Marion feels horrible too. She’s angry and sad. She’s checking out of the Bates Motel, but can’t go home, putting her head on Norman’s shoulder in an honestly touching moment. He tells her to go, in part for her own safety. He tells her to get away and get rid of anything that could be used to follow her. She drives off into the sunrise, throwing her phone out the window as she goes, likely never to be seen again. Bates Motel lets Marion Crane live. But that doesn’t mean anyone else is safe.

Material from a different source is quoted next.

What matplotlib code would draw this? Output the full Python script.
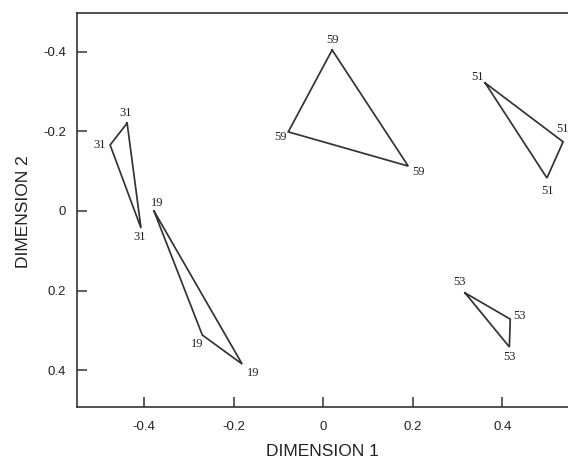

Although Norma is mad that Norman let Marion get away, there’s a new tenant about to check in — Sam Loomis. Before the bloody finale, “Norma” breaks a few things down for Norman. “We are two parts of the same person,” she says. “Both are very real.” She confronts him with the truth about his childhood: He couldn’t protect his mother from his abusive father. That’s what broke him. Now, “she” stops him from feeling that pain. And she basically talks him into killing Sam. There’s a stunning shot of Norma’s head half-hidden behind Norman’s face, as if they share one body. Norman marches down, tears the curtain aside, and stabs Sam Loomis to death. Blood sprays everywhere as Roy Orbison’s timeless “Crying” crescendos in the background. We get the curtain pull from the movie and the unblinking eye of the victim on the floor, but not the dissolve to the drain. But we do get a variation on the line as Norman pants, “Oh, mother, what have I done?”

Other Notes

• Attention Bates Motel producers and Emmy voters, this is the episode for Freddie Highmore. It should be the one he submits and it should be the one to get him his first nomination.

• How did you feel about Marion only lasting two episodes? She arrived just as Norman was learning to control his homicidal side — and her arrival led to Sam’s death, which could be his undoing.

Bates Motel is almost over and the paths of destruction for Norman Bates are lining up. Will it be Romero, out for vengeance? The police, looking for Sam Loomis’s killer? Dylan? Or could Norman escape the series uncaptured and unkilled?